Why is it that Kanafani is still capable of reaching the Palestinian youth of today through his works; I asked Zahzah?
“Kanafani was an unapologetic proponent of revolution and liberation. He was someone without pretension, someone who honed his gift for words toward complete collective betterment and support. In this way, he remains as vibrant a figure as ever to the newer generations who are increasingly rejecting the paradigm of the so-called “Peace Process", the Oslo Accords, far more so than the corrupt bureaucrats who keep the struggle on behalf of their own self-interest. Kanafani remains a symbolic antidote to the self-interest, betrayal, and neo-liberalization of the Palestinian struggle, someone who shows us that another example, other, more egalitarian forms of devotion, to people and to struggle, are urgently possible.”
He continued, “What is incredible about every aspect of Kanafani’s work is how much it all seems to brim with his ethical and political convictions. I can read a short story like 'The Land of Sad Oranges,' a stirring account of sacrifice such as 'Letter from Gaza,' or a novella like 'Men In the Sun' and, while they don’t necessarily provide easy, direct answers, they nevertheless bristle with the larger current of a collective *Palestinian* experience, which in and of itself necessitates a greater coming into consciousness and resultant political resolve.”
“But over the years, I’ve found myself particularly stirred by Kanafani’s criticism, from his study of the 1936 uprisings to his satirical literary reviews written under pseudonyms such as Faris Faris, to his study on Zionist literature,” Zahzah says. “Part of Kanafani’s genius is his ability to name and identify a larger Palestinian experience. He matched this with a sophisticated and piercing understanding of the role of literature both in liberation and colonization. This is what I feel sets Kanafani apart from so many: he looked at the role of aesthetics and ideas as they are, have been, or can be mobilized within political movements.

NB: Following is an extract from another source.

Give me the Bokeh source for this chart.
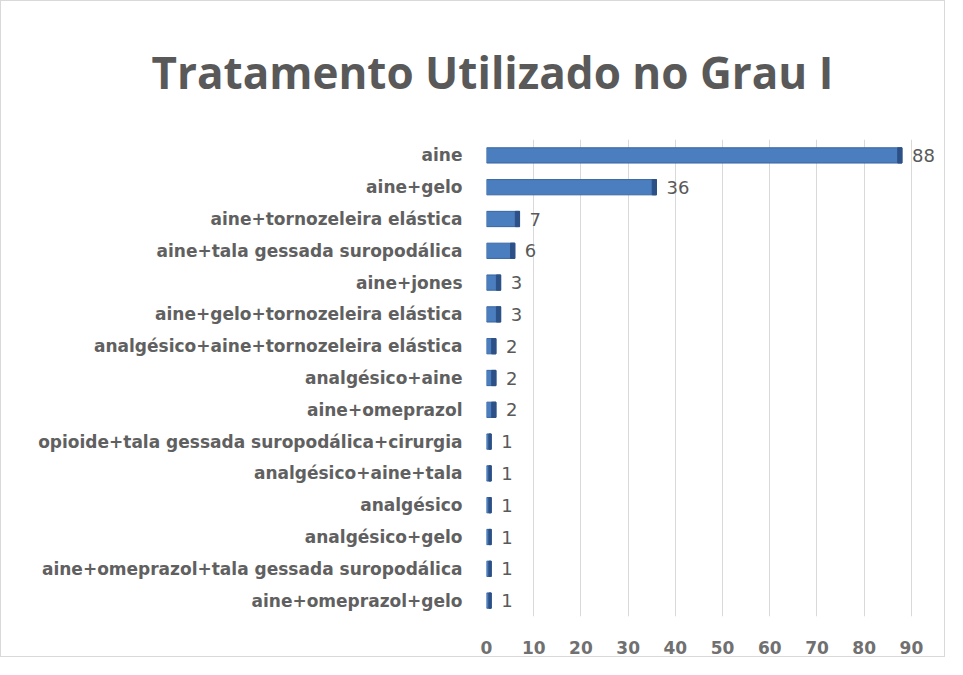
from bokeh.plotting import figure
from bokeh.models import ColumnDataSource, FixedTicker, LabelSet
from bokeh.core.properties import value
from bokeh.embed import file_html
from bokeh.resources import INLINE

title_text = "Tratamento Utilizado no Grau I"
categories = [
    "aine",
    "aine+gelo",
    "aine+tornozeleira elástica",
    "aine+tala gessada suropodálica",
    "aine+jones",
    "aine+gelo+tornozeleira elástica",
    "analgésico+aine+tornozeleira elástica",
    "analgésico+aine",
    "aine+omeprazol",
    "opioide+tala gessada suropodálica+cirurgia",
    "analgésico+aine+tala",
    "analgésico",
    "analgésico+gelo",
    "aine+omeprazol+tala gessada suropodálica",
    "aine+omeprazol+gelo",
]
values = [88, 36, 7, 6, 3, 3, 2, 2, 2, 1, 1, 1, 1, 1, 1]
x_ticks = [0, 10, 20, 30, 40, 50, 60, 70, 80, 90]

cap = [min(0.9, v * 0.5) for v in values]
src = ColumnDataSource(dict(
    cat=categories,
    val=values,
    cap_left=[v - c for v, c in zip(values, cap)],
    lbl=[str(v) for v in values],
))

W, H = 945, 657
p = figure(
    y_range=list(reversed(categories)),
    x_range=(0, 96.8),
    width=W, height=H,
    output_backend="svg", toolbar_location=None,
    min_border_left=485, min_border_right=3,
    min_border_top=126, min_border_bottom=42,
    title=title_text,
)
p.styles = {"border": "1px solid #D9D9D9"}

p.title.text_font = "Open Sans"
p.title.text_font_size = "44px"
p.title.text_font_style = "bold"
p.title.text_color = "#595959"
p.title.text_line_height = 0.8
p.title.align = "left"
p.title.offset = -335
p.title.standoff = 76

p.hbar(y="cat", left=0, right="val", height=0.48, source=src,
       fill_color="#4A7EBF", line_color="#3A66A0", line_width=1)
p.hbar(y="cat", left="cap_left", right="val", height=0.48, source=src,
       fill_color="#2D5186", line_color="#2D5186", line_width=1)

labels = LabelSet(x="val", y="cat", text="lbl", source=src, x_offset=10,
                  y_offset=0, text_baseline="middle",
                  text_font=value("DejaVu Sans"),
                  text_font_size="18px", text_color="#595959")
p.add_layout(labels)

p.xaxis.ticker = FixedTicker(ticks=x_ticks)
p.xaxis.axis_line_color = None
p.xaxis.major_tick_line_color = None
p.xaxis.minor_tick_line_color = None
p.xaxis.major_label_standoff = 18
p.xaxis.major_label_text_font = "DejaVu Sans"
p.xaxis.major_label_text_font_size = "17px"
p.xaxis.major_label_text_font_style = "bold"
p.xaxis.major_label_text_color = "#707070"

p.yaxis.axis_line_color = None
p.yaxis.major_tick_line_color = None
p.yaxis.major_label_standoff = 18
p.yaxis.major_label_text_font = "DejaVu Sans"
p.yaxis.major_label_text_font_size = "17px"
p.yaxis.major_label_text_font_style = "bold"
p.yaxis.major_label_text_color = "#606060"

p.ygrid.grid_line_color = None
p.xgrid.grid_line_color = "#D9D9D9"
p.outline_line_color = None

open("out.html", "w").write(file_html(p, INLINE))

He showed us that Zionism began as a literary movement before it became a political one and that once it assumed the latter form, it drew heavily from its earlier incarnation. But he also understood how literature can galvanize a whole people—and he applied this knowledge relentlessly, up until the very end.”
One of the mottoes at the weekly magazine, Al-Hadaf, to which Ghassan Kanafani was its chief editor, was that “the truth is always revolutionary." In the contemporary era, the works of Kanafani stand as a testament to how the truths he communicated have also become immortal and that his martyrdom on the path toward justice only encouraged others to pick up the torch, or in his case pen, of revolution.